Das Verbringen der Ferien in Österreich ist jeweils als vorübergehende Abwesenheit zu beurteilen, wodurch der ständige Aufenthalt des Sohnes der Beschwerdeführerin im Vereinten Königreich (UK) nicht unterbrochen wurde (vgl. hierzu VwGH vom 20.6.2000, 98/15/0016, VwGH vom 2.6.2004, 2001/13/0160, VwGH vom 8.6.1982, 82/14/0047, VwGH vom 28.11.2002, 2002/13/0079). Darüber hinaus hat die Beschwerdeführerin selbst vorgebracht, dass ihr Sohn erst nach Beendigung des Studiums (März 2026) wieder nach Österreich zurückkehren wird. Der Aufenthalt anlässlich des Studiums im Ausland für den Zeitraum September 2023 bis März 2026 (lediglich unterbrochen von Aufhalten im Inland anlässlich der Ferien) führt jedenfalls zu einem ständigen Auslandsaufenthalt.
Kinder, welche im Ausland wohnen und nur in der Ferienzeit jeweils vorübergehend einen inländischen Wohnsitz benutzen, halten sich demnach iSd § 5 Abs 3 FLAG 1967 ständig im Ausland auf.
§ 26 Abs 1 FLAG 1967 bestimmt:
"Wer Familienbeihilfe zu Unrecht bezogen hat, hat die entsprechenden Beträge zurückzuzahlen."
§ 33 Abs 3 Z 1 EStG 1988 bestimmt:
"Steuerpflichtigen, denen auf Grund des Familienlastenausgleichsgesetzes 1967 Familienbeihilfe gewährt wird, steht im Wege der gemeinsamen Auszahlung mit der Familienbeihilfe ein Kinderabsetzbetrag von monatlich 67,80 Euro (bzw gem BGBl. II Nr. 314/2024 für 2025 € 70,9) für jedes Kind zu. Für Kinder, die sich ständig außerhalb eines Mitgliedstaates der Europäischen Union, eines Staates des Europäischen Wirtschaftsraumes oder der Schweiz aufhalten, steht kein Kinderabsetzbetrag zu. Wurden Kinderabsetzbeträge zu Unrecht bezogen, ist § 26 des Familienlastenausgleichsgesetzes 1967 anzuwenden."
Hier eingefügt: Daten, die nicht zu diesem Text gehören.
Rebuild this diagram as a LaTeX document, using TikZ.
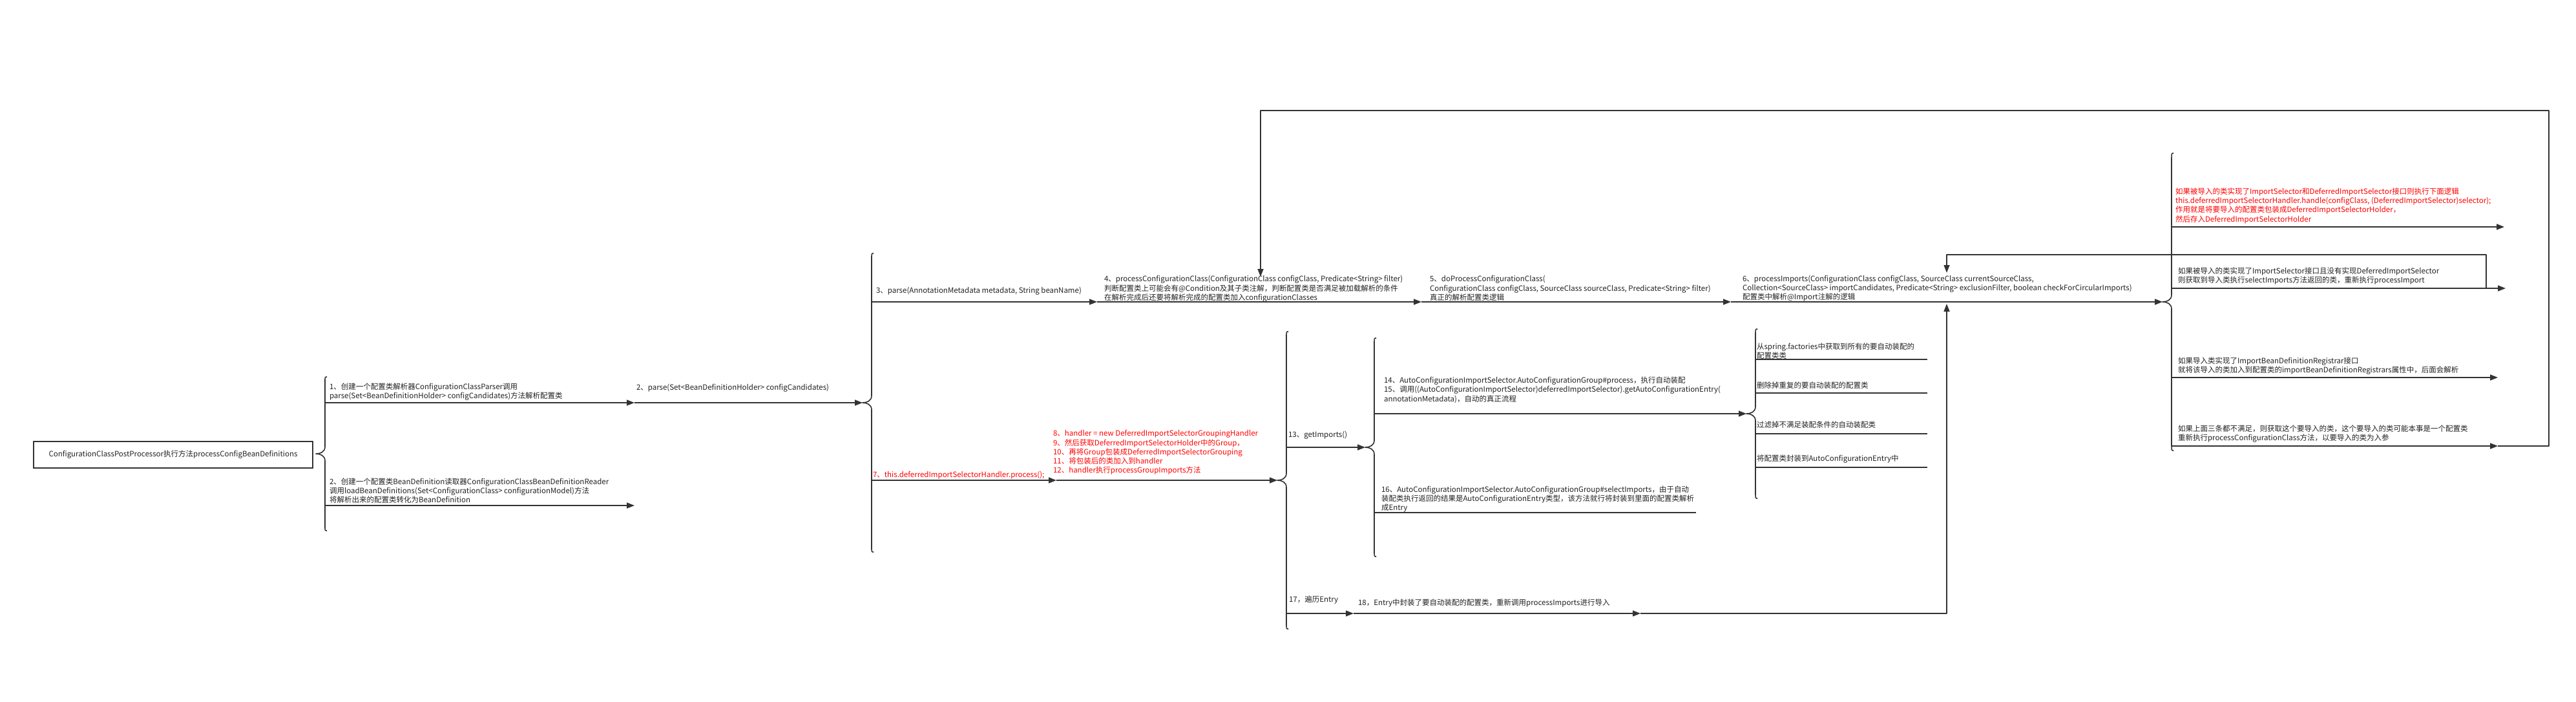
\documentclass[tikz,border=0pt]{standalone}
\usepackage{fontspec}
\setmainfont{Noto Sans CJK SC}
\usetikzlibrary{arrows.meta}

\begin{document}
\begin{tikzpicture}[x=1pt,y=-1pt,
  flowLine/.style={draw=drawColor,line width=1.6pt,line join=round},
  flowArrow/.style={flowLine,-{Triangle[length=12pt,width=9pt]}},
  stepText/.style={anchor=west,inner sep=0pt,outer sep=0pt,align=left,text=textColor,font=\fontsize{11.5}{14.3}\selectfont},
  noteText/.style={stepText,text=noteColor}]
\definecolor{fillColor}{RGB}{255,255,255}
\definecolor{drawColor}{RGB}{51,51,51}
\definecolor{textColor}{RGB}{34,34,34}
\definecolor{noteColor}{RGB}{255,0,0}
\path[use as bounding box,fill=fillColor] (0,0) rectangle (3987,1086);

\node[draw=drawColor,line width=1.6pt,text=textColor,inner sep=0pt,minimum width=432pt,minimum height=41pt,font=\fontsize{11.5}{14.3}\selectfont] (ccpp) at (268,703.5) {ConfigurationClassPostProcessor执行方法processConfigBeanDefinitions};

\coordinate (b1tip) at (489,702);
\coordinate (b2tip) at (1335,623);
\coordinate (b3tip) at (3347,467);
\coordinate (b13tip) at (1977,743);
\coordinate (b14tip) at (2113,692);
\coordinate (b15tip) at (2703,640);

\path[flowLine] (506,583) .. controls (503,583) and (503,583) .. (503,591) -- (503,691) .. controls (503,699) and (496,702) .. (b1tip) .. controls (496,702) and (503,705) .. (503,713) -- (503,813) .. controls (503,821) and (503,821) .. (506,821);
\path[flowLine] (1352,392) .. controls (1349,392) and (1349,392) .. (1349,400) -- (1349,612) .. controls (1349,620) and (1342,623) .. (b2tip) .. controls (1342,623) and (1349,626) .. (1349,634) -- (1349,846) .. controls (1349,854) and (1349,854) .. (1352,854);
\path[flowLine] (3364,237) .. controls (3361,237) and (3361,237) .. (3361,245) -- (3361,456) .. controls (3361,464) and (3354,467) .. (b3tip) .. controls (3354,467) and (3361,470) .. (3361,478) -- (3361,689) .. controls (3361,697) and (3361,697) .. (3364,697);
\path[flowLine] (1994,513) .. controls (1991,513) and (1991,513) .. (1991,521) -- (1991,732) .. controls (1991,740) and (1984,743) .. (b13tip) .. controls (1984,743) and (1991,746) .. (1991,754) -- (1991,965) .. controls (1991,973) and (1991,973) .. (1994,973);
\path[flowLine] (2130,523) .. controls (2127,523) and (2127,523) .. (2127,531) -- (2127,681) .. controls (2127,689) and (2120,692) .. (b14tip) .. controls (2120,692) and (2127,695) .. (2127,703) -- (2127,853) .. controls (2127,861) and (2127,861) .. (2130,861);
\path[flowLine] (2720,509) .. controls (2717,509) and (2717,509) .. (2717,517) -- (2717,629) .. controls (2717,637) and (2710,640) .. (b15tip) .. controls (2710,640) and (2717,643) .. (2717,651) -- (2717,763) .. controls (2717,771) and (2717,771) .. (2720,771);

\coordinate (parseStart) at (503,623);
\coordinate (parseEnd) at (982,623);
\coordinate (loadStart) at (503,782);
\coordinate (loadEnd) at (982,782);
\path[flowArrow] (parseStart) -- (parseEnd);
\path[flowArrow] (parseEnd) -- (b2tip);
\path[flowArrow] (loadStart) -- (loadEnd);

\coordinate (mainStart) at (1349,467);
\coordinate (pccEnd) at (1698,467);
\coordinate (dpccEnd) at (2200,467);
\coordinate (impEnd) at (2679,467);
\path[flowArrow] (mainStart) -- (pccEnd);
\path[flowArrow] (pccEnd) -- (dpccEnd);
\path[flowArrow] (dpccEnd) -- (impEnd);
\path[flowArrow] (impEnd) -- (b3tip);

\coordinate (deferStart) at (1349,743);
\coordinate (deferEnd) at (1635,743);
\path[flowArrow] (deferStart) -- (deferEnd);
\path[flowArrow] (deferEnd) -- (b13tip);

\coordinate (getStart) at (1991,692);
\path[flowArrow] (getStart) -- (b14tip);
\coordinate (procStart) at (2127,640);
\path[flowArrow] (procStart) -- (b15tip);
\coordinate (selStart) at (2127,793);
\coordinate (selEnd) at (2625,793);
\path[flowLine] (selStart) -- (selEnd);

\coordinate (itemA) at (2717,556);
\coordinate (itemB) at (2717,608);
\coordinate (itemC) at (2717,671);
\coordinate (itemD) at (2717,723);
\coordinate (itemAEnd) at (2983,556);
\coordinate (itemBEnd) at (2983,608);
\coordinate (itemCEnd) at (2983,671);
\coordinate (itemDEnd) at (2983,723);
\path[flowLine] (itemA) -- (itemAEnd);
\path[flowLine] (itemB) -- (itemBEnd);
\path[flowLine] (itemC) -- (itemCEnd);
\path[flowLine] (itemD) -- (itemDEnd);

\coordinate (entryStart) at (1991,949);
\coordinate (entryA) at (2095,949);
\coordinate (entryB) at (2539,949);
\coordinate (entryC) at (3013,949);
\coordinate (entryUp) at (3013,470);
\path[flowArrow] (entryStart) -- (entryA);
\path[flowArrow] (entryA) -- (entryB);
\path[flowArrow] (entryB) -- (entryC) -- (entryUp);

\coordinate (condAStart) at (3361,351);
\coordinate (condAEnd) at (3876,351);
\coordinate (condBStart) at (3361,446);
\coordinate (condBEnd) at (3878,446);
\coordinate (condCStart) at (3361,584);
\coordinate (condCEnd) at (3866,584);
\coordinate (condDStart) at (3361,690);
\coordinate (condDEnd) at (3866,690);
\path[flowArrow] (condAStart) -- (condAEnd);
\path[flowArrow] (condBStart) -- (condBEnd);
\path[flowArrow] (condCStart) -- (condCEnd);
\path[flowArrow] (condDStart) -- (condDEnd);

\coordinate (loopSmallA) at (3848,446);
\coordinate (loopSmallB) at (3848,394);
\coordinate (loopSmallC) at (3013,394);
\coordinate (loopSmallEnd) at (3013,422);
\path[flowArrow] (loopSmallA) -- (loopSmallB) -- (loopSmallC) -- (loopSmallEnd);

\coordinate (loopBigA) at (3945,690);
\coordinate (loopBigB) at (3945,171);
\coordinate (loopBigC) at (1951,171);
\coordinate (loopBigEnd) at (1951,428);
\path[flowArrow] (condDEnd) -- (loopBigA) -- (loopBigB) -- (loopBigC) -- (loopBigEnd);

\node[stepText] (stepOne) at (510,606) {1、创建一个配置类解析器ConfigurationClassParser调用\\parse(Set<BeanDefinitionHolder> configCandidates)方法解析配置类};
\node[stepText] (stepTwo) at (510,759) {2、创建一个配置类BeanDefinition读取器ConfigurationClassBeanDefinitionReader\\调用loadBeanDefinitions(Set<ConfigurationClass> configurationModel)方法\\将解析出来的配置类转化为BeanDefinition};
\node[stepText] (stepParse) at (985,600) {2、parse(Set<BeanDefinitionHolder> configCandidates)};
\node[stepText] (stepThree) at (1356,450) {3、parse(AnnotationMetadata metadata, String beanName)};
\node[stepText] (stepFour) at (1709,447) {4、processConfigurationClass(ConfigurationClass configClass, Predicate<String> filter)\\判断配置类上可能会有@Condition及其子类注解，判断配置类是否满足被加载解析的条件\\在解析完成后还要将解析完成的配置类加入configurationClasses};
\node[stepText] (stepFive) at (2213,446) {5、doProcessConfigurationClass(\\ConfigurationClass configClass, SourceClass sourceClass, Predicate<String> filter)\\真正的解析配置类逻辑};
\node[stepText] (stepSix) at (2697,446) {6、processImports(ConfigurationClass configClass, SourceClass currentSourceClass,\\Collection<SourceClass> importCandidates, Predicate<String> exclusionFilter, boolean checkForCircularImports)\\配置类中解析@Import注解的逻辑};
\node[noteText] (stepSeven) at (1351,735) {7、this.deferredImportSelectorHandler.process();};
\node[noteText] (stepEight) at (1630,700) {8、handler = new DeferredImportSelectorGroupingHandler\\9、然后获取DeferredImportSelectorHolder中的Group，\\10、再将Group包装成DeferredImportSelectorGrouping\\11、将包装后的类加入到handler\\12、handler执行processGroupImports方法};
\node[stepText] (stepThirteen) at (1994,673) {13、getImports()};
\node[stepText] (stepFourteen) at (2142,603) {14、AutoConfigurationImportSelector.AutoConfigurationGroup\#process，执行自动装配\\15、调用((AutoConfigurationImportSelector)deferredImportSelector).getAutoConfigurationEntry(\\annotationMetadata)，自动的真正流程};
\node[stepText] (stepSixteen) at (2138,772) {16、AutoConfigurationImportSelector.AutoConfigurationGroup\#selectImports，由于自动\\装配类执行返回的结果是AutoConfigurationEntry类型，该方法就行将封装到里面的配置类解析\\成Entry};
\node[stepText] (itemAText) at (2719,543) {从spring.factories中获取到所有的要自动装配的\\配置类类};
\node[stepText] (itemBText) at (2719,596) {删除掉重复的要自动装配的配置类};
\node[stepText] (itemCText) at (2719,657) {过滤掉不满足装配条件的自动装配类};
\node[stepText] (itemDText) at (2719,710) {将配置类封装到AutoConfigurationEntry中};
\node[stepText] (stepSeventeen) at (1995,928) {17，遍历Entry};
\node[stepText] (stepEighteen) at (2102,933) {18，Entry中封装了要自动装配的配置类，重新调用processImports进行导入};
\node[noteText] (condAText) at (3367,318) {如果被导入的类实现了ImportSelector和DeferredImportSelector接口则执行下面逻辑\\this.deferredImportSelectorHandler.handle(configClass, (DeferredImportSelector)selector);\\作用就是将要导入的配置类包装成DeferredImportSelectorHolder，\\然后存入DeferredImportSelectorHolder};
\node[stepText] (condBText) at (3371,427) {如果被导入的类实现了ImportSelector接口且没有实现DeferredImportSelector\\则获取到导入类执行selectImports方法返回的类，重新执行processImport};
\node[stepText] (condCText) at (3371,566) {如果导入类实现了ImportBeanDefinitionRegistrar接口\\就将该导入的类加入到配置类的importBeanDefinitionRegistrars属性中，后面会解析};
\node[stepText] (condDText) at (3371,671) {如果上面三条都不满足，则获取这个要导入的类，这个要导入的类可能本事是一个配置类\\重新执行processConfigurationClass方法，以要导入的类为入参};
\end{tikzpicture}
\end{document}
Der Anspruch auf Familienbeihilfe und Kinderabsetzbetrag für A*** steht daher im Zeitraum September 2023 bis Juni 2024 nicht zu. Folglich steht auch der Erhöhungsbetrag gem § 8 Abs 3 FLAG 1967 für B*** nicht zu.
Die Beschwerde ist daher als unbegründet abzuweisen.
Zur Unzulässigkeit einer Revision:
Gegen ein Erkenntnis des Bundesfinanzgerichtes ist die Revision zulässig, wenn sie von der Lösung einer Rechtsfrage abhängt, der grundsätzliche Bedeutung zukommt, insbesondere weil das Erkenntnis von der Rechtsprechung des Verwaltungsgerichtshofes abweicht, eine solche Rechtsprechung fehlt oder die zu lösende Rechtsfrage in der bisherigen Rechtsprechung des Verwaltungsgerichtshofes nicht einheitlich beantwortet wird.
Im Beschwerdefall liegt keine Rechtsfrage vor, der grundsätzliche Bedeutung zukommt, da die zu lösende Rechtsfrage einerseits durch das Gesetz und auch durch die im Erkenntnis zitierte Judikatur des Verwaltungsgerichtshofes beantwortet wurde. Ebenfalls liegen keine sonstigen Hinweise auf eine grundsätzliche Bedeutung der zu lösenden Rechtsfrage vor. Eine ordentliche Revision ist daher nicht zulässig.